TASK: Nothing but the lines from the top of the data to the line holding "const TARGET_NAME = 'Target';" should be printed, word for word and both ends included; leave the pictures out.
================
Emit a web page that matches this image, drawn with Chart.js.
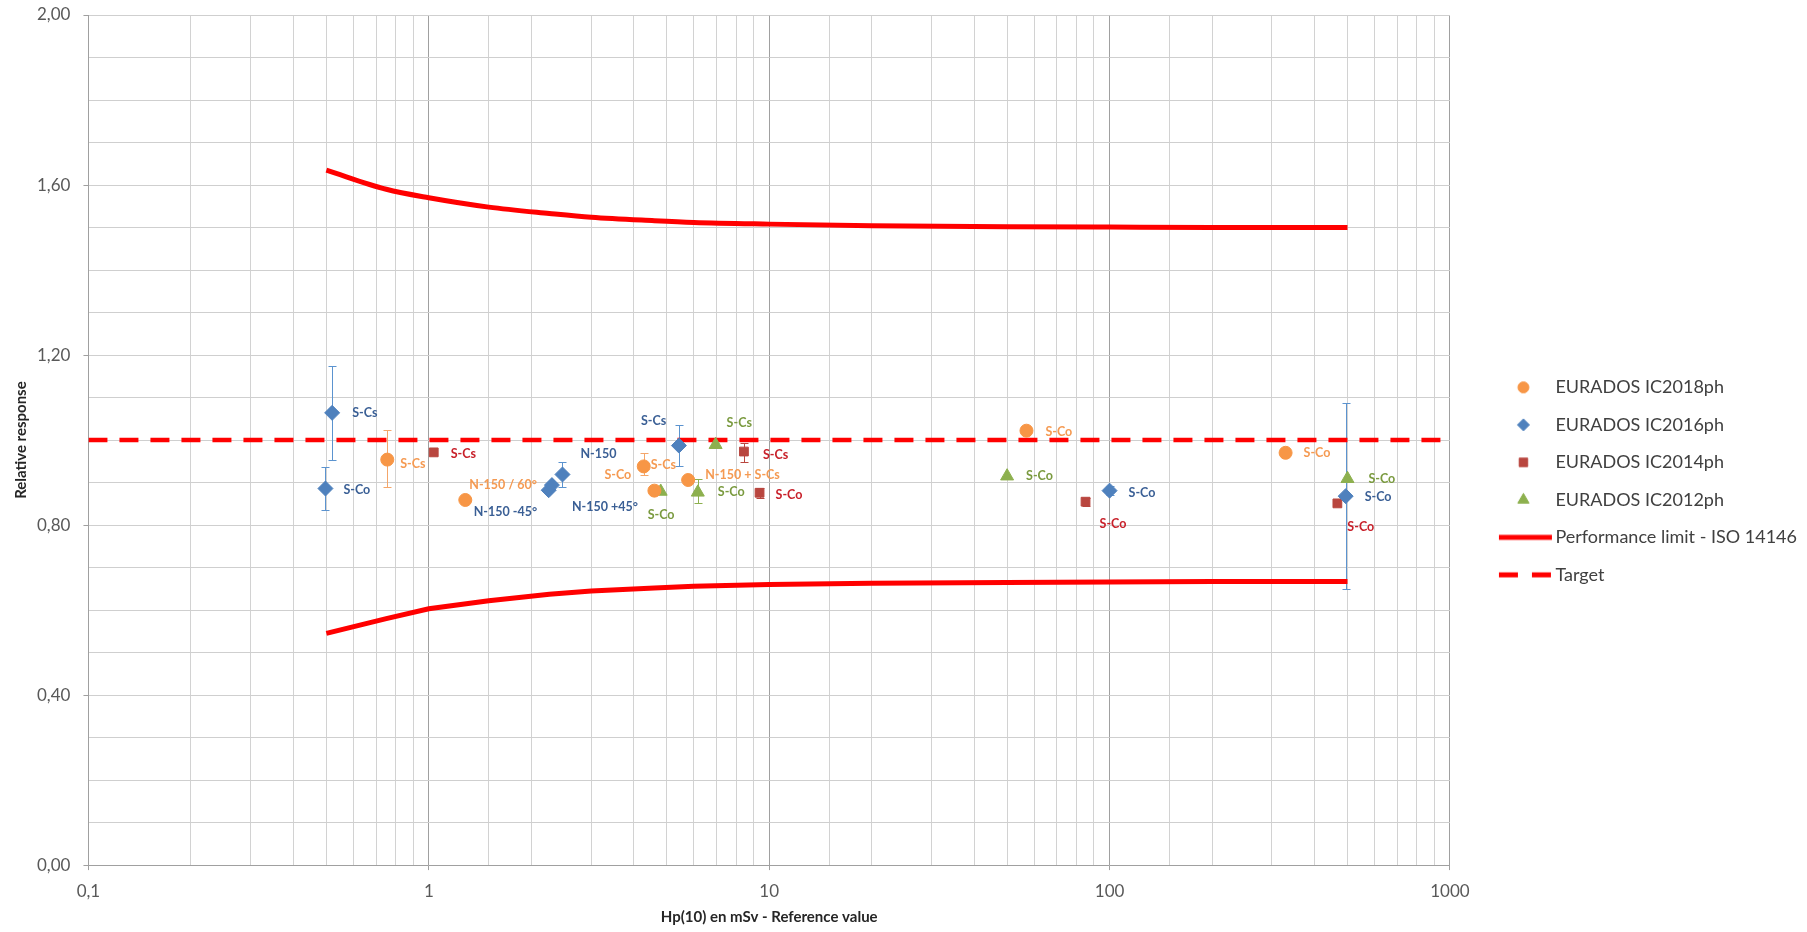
<!DOCTYPE html>
<html lang="fr">
<head>
  <meta charset="UTF-8" />
  <title>Relative response - EURADOS IC</title>
  <script src="https://cdn.jsdelivr.net/npm/chart.js"></script>
  <style>
    html, body { margin: 0; padding: 0; background: #ffffff; }
    .wrap { width: 1807px; height: 932px; }
  </style>
</head>
<body>
<div class="wrap"><canvas id="respChart"></canvas></div>
<script>
  // ---- data ----
  const SERIES_NAMES = ['EURADOS IC2018ph', 'EURADOS IC2016ph', 'EURADOS IC2014ph', 'EURADOS IC2012ph'];
  const LIMIT_NAME = 'Performance limit - ISO 14146';
  const TARGET_NAME = 'Target';

  const IC2018_X = [0.755, 1.28, 4.28, 4.6, 5.78, 57, 329];
  const IC2018_Y = [0.954, 0.859, 0.938, 0.881, 0.906, 1.022, 0.970];
  const IC2018_LOW = [0.890, null, 0.918, null, null, 1.012, null];
  const IC2018_HIGH = [1.024, null, 0.969, null, null, 1.032, null];
  const IC2018_TAGS = ['S-Cs', 'N-150 / 60°', 'S-Cs', 'S-Co', 'N-150 + S-Cs', 'S-Co', 'S-Co'];

  const IC2016_X = [0.52, 0.497, 2.25, 2.30, 2.47, 5.43, 100, 494];
  const IC2016_Y = [1.064, 0.886, 0.882, 0.894, 0.919, 0.987, 0.881, 0.868];
  const IC2016_LOW = [0.952, 0.836, null, null, 0.890, 0.938, 0.870, 0.649];
  const IC2016_HIGH = [1.175, 0.936, null, null, 0.948, 1.036, 0.893, 1.087];
  const IC2016_TAGS = ['S-Cs', 'S-Co', 'N-150 -45°', 'N-150 +45°', 'N-150', 'S-Cs', 'S-Co', 'S-Co'];

  const IC2014_X = [1.034, 8.43, 9.37, 85, 467];
  const IC2014_Y = [0.971, 0.973, 0.876, 0.855, 0.851];
  const IC2014_LOW = [null, 0.948, 0.864, 0.846, null];
  const IC2014_HIGH = [null, 0.993, 0.888, 0.864, null];
  const IC2014_TAGS = ['S-Cs', 'S-Cs', 'S-Co', 'S-Co', 'S-Co'];

  const IC2012_X = [4.80, 6.17, 6.96, 50, 500];
  const IC2012_Y = [0.879, 0.877, 0.989, 0.915, 0.909];
  const IC2012_LOW = [null, 0.853, null, null, null];
  const IC2012_HIGH = [null, 0.909, null, null, null];
  const IC2012_TAGS = ['S-Co', 'S-Co', 'S-Cs', 'S-Co', 'S-Co'];

  const LIMIT_X = [0.5, 0.75, 1, 1.5, 2.26, 3, 4.6, 6, 10, 20, 50, 100, 200, 500];
  const LIMIT_UPPER = [1.635, 1.590, 1.570, 1.548, 1.533, 1.524, 1.516, 1.512, 1.508, 1.504, 1.502, 1.501, 1.500, 1.500];
  const LIMIT_LOWER = [0.545, 0.580, 0.603, 0.622, 0.637, 0.645, 0.652, 0.656, 0.660, 0.663, 0.665, 0.666, 0.667, 0.667];

  const TARGET_X = [0.1, 1000];
  const TARGET_Y = [1, 1];

  const X_TICK_VALUES = [0.1, 1, 10, 100, 1000];
  const X_TICK_LABELS = ['0,1', '1', '10', '100', '1000'];
  const Y_TICK_LABELS = ['0,00', '0,40', '0,80', '1,20', '1,60', '2,00'];

  const X_TITLE = 'Hp(10) en mSv - Reference value';
  const Y_TITLE = 'Relative response';

  // ---- label offsets (px, from the marker centre) ----
  const IC2018_TAG_DX = [13, 4, 7, -50, 17, 19, 18];
  const IC2018_TAG_DY = [4, -15, -1, -16, -5, 1, 0];
  const IC2016_TAG_DX = [20, 18, -75, 20, 18, -38, 19, 19];
  const IC2016_TAG_DY = [0, 1, 22, 22, -21, -25, 2, 1];
  const IC2014_TAG_DX = [17, 19, 16, 14, 10];
  const IC2014_TAG_DY = [2, 3, 2, 22, 24];
  const IC2012_TAG_DX = [-13, 20, 11, 19, 21];
  const IC2012_TAG_DY = [23, 0, -22, 0, 0];

  // ---- styles ----
  const FONT = 'Lato, "DejaVu Sans", sans-serif';
  const ORANGE = '#F79646';
  const BLUE = '#4F81BD';
  const DARKRED = '#B9463F';
  const GREEN = '#8DB04E';
  const RED = '#FF0000';

  const LEGEND_BOX = 77;
  const ICON_W = 130;

  Chart.defaults.font.family = FONT;

  function pts(xs, ys) {
    return xs.map((v, i) => ({ x: v, y: ys[i] }));
  }

  // legend icon: small canvas, content pushed right inside the box
  function markerIcon(style, radius, color) {
    const c = document.createElement('canvas');
    c.width = ICON_W; c.height = 24;
    const g = c.getContext('2d');
    g.fillStyle = color; g.strokeStyle = color;
    Chart.helpers.drawPoint(g, { pointStyle: style, radius: radius, borderWidth: 1 }, ICON_W / 2 + 15.5, 12);
    return c;
  }
  function lineIcon(dash) {
    const c = document.createElement('canvas');
    c.width = ICON_W; c.height = 24;
    const g = c.getContext('2d');
    g.strokeStyle = RED; g.lineWidth = 5;
    g.setLineDash(dash);
    const cx = ICON_W / 2 + 17.5;
    g.beginPath(); g.moveTo(cx - 26.5, 12); g.lineTo(cx + 26.5, 12); g.stroke();
    return c;
  }

  function isDecade(v) {
    const l = Math.log10(v);
    return Math.abs(l - Math.round(l)) < 1e-6;
  }

  const datasets = [
    {
      label: SERIES_NAMES[0], data: pts(IC2018_X, IC2018_Y),
      pointStyle: 'circle', pointRadius: 6.5, backgroundColor: ORANGE, borderColor: ORANGE, borderWidth: 1,
      errLow: IC2018_LOW, errHigh: IC2018_HIGH, errColor: '#F4A66A',
      tags: IC2018_TAGS, tagDx: IC2018_TAG_DX, tagDy: IC2018_TAG_DY, tagColor: '#F59A52',
      icon: markerIcon('circle', 5.5, ORANGE)
    },
    {
      label: SERIES_NAMES[1], data: pts(IC2016_X, IC2016_Y),
      pointStyle: 'rectRot', pointRadius: 7.5, backgroundColor: BLUE, borderColor: BLUE, borderWidth: 1,
      errLow: IC2016_LOW, errHigh: IC2016_HIGH, errColor: '#5B93CF',
      tags: IC2016_TAGS, tagDx: IC2016_TAG_DX, tagDy: IC2016_TAG_DY, tagColor: '#3A5F95',
      icon: markerIcon('rectRot', 6, BLUE)
    },
    {
      label: SERIES_NAMES[2], data: pts(IC2014_X, IC2014_Y),
      pointStyle: 'rect', pointRadius: 6.2, backgroundColor: DARKRED, borderColor: DARKRED, borderWidth: 1,
      errLow: IC2014_LOW, errHigh: IC2014_HIGH, errColor: DARKRED,
      tags: IC2014_TAGS, tagDx: IC2014_TAG_DX, tagDy: IC2014_TAG_DY, tagColor: '#C8202A',
      icon: markerIcon('rect', 6, DARKRED)
    },
    {
      label: SERIES_NAMES[3], data: pts(IC2012_X, IC2012_Y),
      pointStyle: 'triangle', pointRadius: 7.5, backgroundColor: GREEN, borderColor: GREEN, borderWidth: 1,
      errLow: IC2012_LOW, errHigh: IC2012_HIGH, errColor: GREEN,
      tags: IC2012_TAGS, tagDx: IC2012_TAG_DX, tagDy: IC2012_TAG_DY, tagColor: '#7A9A3F',
      icon: markerIcon('triangle', 6.5, GREEN)
    },
    {
      label: LIMIT_NAME, data: pts(LIMIT_X, LIMIT_UPPER),
      showLine: true, pointRadius: 0, borderColor: RED, borderWidth: 5, cubicInterpolationMode: 'monotone',
      icon: lineIcon([])
    },
    {
      label: LIMIT_NAME, data: pts(LIMIT_X, LIMIT_LOWER),
      showLine: true, pointRadius: 0, borderColor: RED, borderWidth: 5, tension: 0,
      hideInLegend: true
    },
    {
      label: TARGET_NAME, data: pts(TARGET_X, TARGET_Y),
      showLine: true, pointRadius: 0, borderColor: RED, borderWidth: 4.5, borderDash: [19, 12],
      icon: lineIcon([19, 14])
    }
  ];

  // error bars, drawn under the markers
  const errorBars = {
    id: 'errorBars',
    beforeDatasetsDraw(chart) {
      const { ctx, scales: { x, y } } = chart;
      chart.data.datasets.forEach((ds) => {
        if (!ds.errLow) return;
        ctx.save();
        ctx.strokeStyle = ds.errColor;
        ctx.lineWidth = 1;
        ds.data.forEach((p, j) => {
          if (ds.errLow[j] == null) return;
          const px = Math.round(x.getPixelForValue(p.x)) + 0.5;
          const top = Math.round(y.getPixelForValue(ds.errHigh[j])) + 0.5;
          const bot = Math.round(y.getPixelForValue(ds.errLow[j])) + 0.5;
          ctx.beginPath();
          ctx.moveTo(px, top); ctx.lineTo(px, bot);
          ctx.moveTo(px - 4, top); ctx.lineTo(px + 4, top);
          ctx.moveTo(px - 4, bot); ctx.lineTo(px + 4, bot);
          ctx.stroke();
        });
        ctx.restore();
      });
    }
  };

  // text tags next to the markers
  const pointTags = {
    id: 'pointTags',
    afterDatasetsDraw(chart) {
      const ctx = chart.ctx;
      ctx.save();
      ctx.font = 'bold 12.5px ' + FONT;
      ctx.textBaseline = 'middle';
      ctx.textAlign = 'left';
      chart.data.datasets.forEach((ds, i) => {
        if (!ds.tags) return;
        const meta = chart.getDatasetMeta(i);
        ctx.fillStyle = ds.tagColor;
        ds.tags.forEach((t, j) => {
          const el = meta.data[j];
          ctx.fillText(t, el.x + ds.tagDx[j], el.y + ds.tagDy[j]);
        });
      });
      ctx.restore();
    }
  };

  new Chart(document.getElementById('respChart'), {
    type: 'scatter',
    data: { datasets: datasets },
    options: {
      responsive: true,
      maintainAspectRatio: false,
      animation: false,
      events: [],
      layout: { padding: { left: 8, right: 0, top: 15, bottom: 2 } },
      scales: {
        x: {
          type: 'logarithmic',
          min: 0.1,
          max: 1000,
          title: {
            display: true, text: X_TITLE, color: '#262626',
            font: { family: FONT, size: 15, weight: 'bold' },
            padding: { top: -4.5, bottom: 4 }
          },
          ticks: {
            autoSkip: false, maxRotation: 0, padding: 11, color: '#595959',
            font: { family: FONT, size: 17 },
            callback: (v) => {
              const i = X_TICK_VALUES.findIndex((t) => Math.abs(v / t - 1) < 1e-6);
              return i >= 0 ? X_TICK_LABELS[i] : '';
            }
          },
          grid: {
            color: (c) => (c.tick && isDecade(c.tick.value)) ? '#A0A0A0' : '#D2D2D2',
            tickColor: (c) => (c.tick && isDecade(c.tick.value)) ? '#A0A0A0' : 'rgba(0,0,0,0)',
            tickLength: 5
          },
          border: { color: '#A0A0A0' }
        },
        y: {
          min: 0,
          max: 2,
          afterFit: (scale) => { scale.paddingTop = 0; },
          title: {
            display: true, text: Y_TITLE, color: '#262626',
            font: { family: FONT, size: 15, weight: 'bold' },
            padding: { top: 4, bottom: -6 }
          },
          ticks: {
            stepSize: 0.1, padding: 13, color: '#595959',
            font: { family: FONT, size: 17 },
            callback: (v) => {
              const k = Math.round(v * 10);
              return k % 4 === 0 ? Y_TICK_LABELS[k / 4] : '';
            }
          },
          grid: {
            color: '#CFCFCF',
            tickColor: (c) => (c.tick && Math.round(c.tick.value * 10) % 4 === 0) ? '#A0A0A0' : 'rgba(0,0,0,0)',
            tickLength: 5
          },
          border: { color: '#A0A0A0' }
        }
      },
      plugins: {
        tooltip: { enabled: false },
        legend: {
          position: 'right',
          align: 'center',
          title: { display: true, text: '', font: { size: 1 }, padding: { top: 8, bottom: 8 } },
          labels: {
            usePointStyle: true,
            pointStyleWidth: LEGEND_BOX,
            padding: 19.5,
            color: '#404040',
            font: { family: FONT, size: 18 },
            generateLabels: (chart) => chart.data.datasets
              .map((ds, i) => ({
                text: ds.label,
                pointStyle: ds.icon,
                fillStyle: 'rgba(0,0,0,0)',
                strokeStyle: 'rgba(0,0,0,0)',
                lineWidth: 0,
                fontColor: '#404040',
                hidden: false,
                datasetIndex: i,
                skip: !!ds.hideInLegend
              }))
              .filter((item) => !item.skip)
          }
        }
      }
    },
    plugins: [errorBars, pointTags]
  });
</script>
</body>
</html>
================
IN RESPONSE:
Emit a web page that matches this image, drawn with Chart.js.
<!DOCTYPE html>
<html lang="fr">
<head>
  <meta charset="UTF-8" />
  <title>Relative response - EURADOS IC</title>
  <script src="https://cdn.jsdelivr.net/npm/chart.js"></script>
  <style>
    html, body { margin: 0; padding: 0; background: #ffffff; }
    .wrap { width: 1807px; height: 932px; }
  </style>
</head>
<body>
<div class="wrap"><canvas id="respChart"></canvas></div>
<script>
  // ---- data ----
  const SERIES_NAMES = ['EURADOS IC2018ph', 'EURADOS IC2016ph', 'EURADOS IC2014ph', 'EURADOS IC2012ph'];
  const LIMIT_NAME = 'Performance limit - ISO 14146';
  const TARGET_NAME = 'Target';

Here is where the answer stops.